Zara Cully
Zara Frances Cully was an American actress. Cully was best known for her role as Olivia "Mother Jefferson" Jefferson in the CBS sitcoms All in the Family and The Jeffersons. In the latter, she portrayed the character of George Jefferson's mother from 1975 until her death in 1978.
Early life and education
Zara Frances Cully was the eldest of 10 surviving children born to Ambrose E. and Nora Ann Cully in Worcester, Massachusetts, on January 26, 1892. The Cully family was musical with Ambrose serving as the music director of the church they attended, Zion AME Church.
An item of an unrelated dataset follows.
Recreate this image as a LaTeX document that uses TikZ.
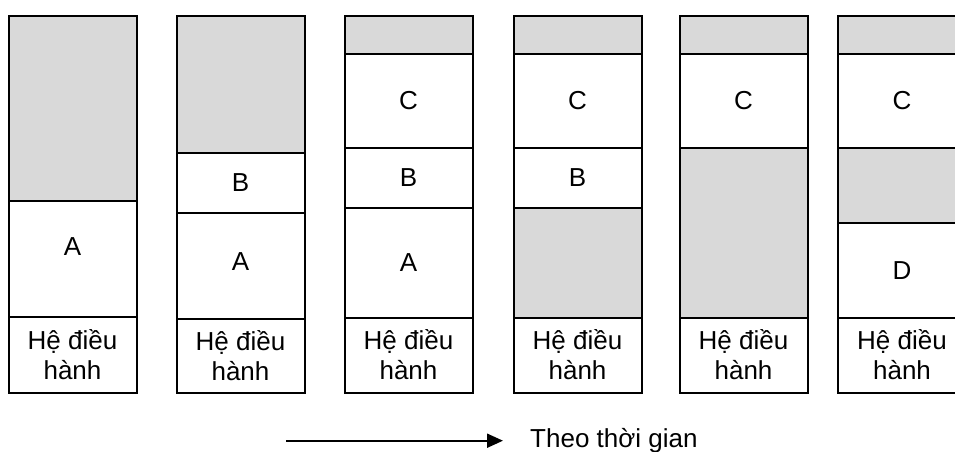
\documentclass[tikz,border=0pt]{standalone}
\usepackage{fontspec}
\setmainfont{Liberation Sans}
\usetikzlibrary{arrows.meta}
\definecolor{freegray}{HTML}{D9D9D9}
\tikzset{
  lbl/.style={font=\fontsize{26}{30}\selectfont},
  sect/.style={lbl, draw=black, line width=2pt, minimum width=128pt, inner sep=0pt, outer sep=0pt,
    anchor=north west, align=center},
  free/.style={sect, fill=freegray},
}
\newcommand{\hdh}{Hệ điều\\hành}
\begin{document}
\begin{tikzpicture}[x=1pt,y=-1pt]
\useasboundingbox (0,0) rectangle (955,452);
\clip (0,0) rectangle (955,452);
% column 1
\node[free, minimum height=185pt] (g1a) at (8.5,15.7) {};
\node[sect, minimum height=116pt] (a1) at (8.5,200.7) {};
\node[lbl] (la1) at (72.5,246.7) {A};
\node[sect, minimum height=75.8pt] (os1) at (8.5,316.7) {\hdh};
% column 2
\node[free, minimum height=137pt] (g2a) at (176.5,15.7) {};
\node[sect, minimum height=60pt] (b2) at (176.5,152.7) {B};
\node[sect, minimum height=106pt] (a2) at (176.5,212.7) {};
\node[lbl] (la2) at (240.5,261.3) {A};
\node[sect, minimum height=73.8pt] (os2) at (176.5,318.7) {\hdh};
% column 3
\node[free, minimum height=38.6pt] (g3a) at (344.5,15.7) {};
\node[sect, minimum height=93.4pt] (c3) at (344.5,54.3) {C};
\node[sect, minimum height=60.6pt] (b3) at (344.5,147.7) {B};
\node[sect, minimum height=109.4pt] (a3) at (344.5,208.3) {A};
\node[sect, minimum height=74.8pt] (os3) at (344.5,317.7) {\hdh};
% column 4
\node[free, minimum height=38.6pt] (g4a) at (513.5,15.7) {};
\node[sect, minimum height=93.4pt] (c4) at (513.5,54.3) {C};
\node[sect, minimum height=60.6pt] (b4) at (513.5,147.7) {B};
\node[free, minimum height=109.4pt] (g4b) at (513.5,208.3) {};
\node[sect, minimum height=74.8pt] (os4) at (513.5,317.7) {\hdh};
% column 5
\node[free, minimum height=38.6pt] (g5a) at (679.5,15.7) {};
\node[sect, minimum height=93.4pt] (c5) at (679.5,54.3) {C};
\node[free, minimum height=170pt] (g5b) at (679.5,147.7) {};
\node[sect, minimum height=74.8pt] (os5) at (679.5,317.7) {\hdh};
% column 6
\node[free, minimum height=38.6pt] (g6a) at (838,15.7) {};
\node[sect, minimum height=93.4pt] (c6) at (838,54.3) {C};
\node[free, minimum height=75pt] (g6b) at (838,147.7) {};
\node[sect, minimum height=95pt] (d6) at (838,222.7) {D};
\node[sect, minimum height=74.8pt] (os6) at (838,317.7) {\hdh};
% time arrow
\coordinate (as) at (286,440.7);
\coordinate (ae) at (503,440.7);
\draw[line width=2pt, -{Triangle[length=16pt,width=14pt]}] (as) -- (ae);
\node[lbl, anchor=base west, inner sep=0pt] (tl) at (530,447) {Theo thời gian};
\end{tikzpicture}
\end{document}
Zara's younger brother, jazz trumpeter Wendell Cully, played with Cab Calloway and Duke Ellington. She graduated from the Worcester School of Speech and Music.Career
In 1940, after an appearance in New York City, she became known as "one of the world's greatest elocutionists". After moving to Jacksonville, Florida, she began producing, writing, directing, and acting in numerous plays. For 15 years she was a drama teacher at her own studio as well as at Edward Waters College, a historically black college founded in 1866 to educate freed slaves. She had become known as Florida's "Dean of Drama." Upset by the racism she experienced in the Jim Crow-era South, Cully decided to move to Hollywood, where she became a regular performer at the Ebony Showcase Theatre.By the time she acquired the role of 'Mother' Jefferson, Cully had accumulated a long list of acting credentials spanning a half-century, including such movies as The Liberation of L.B. Jones, a starring role in Brother John, and the Blaxploitation films Sugar Hill and Darktown Strutters. Her TV career went back to what critics call 'the Golden Age of Television', including appearances on the highly acclaimed Playhouse 90 series. Aside from The Jeffersons, her television credits included The People Next Door, Run for Your Life, Cowboy in Africa, The Name of the Game, Mod Squad, Night Gallery, and All in the Family. At 86, she was one of the oldest performers active in television at the time of her death.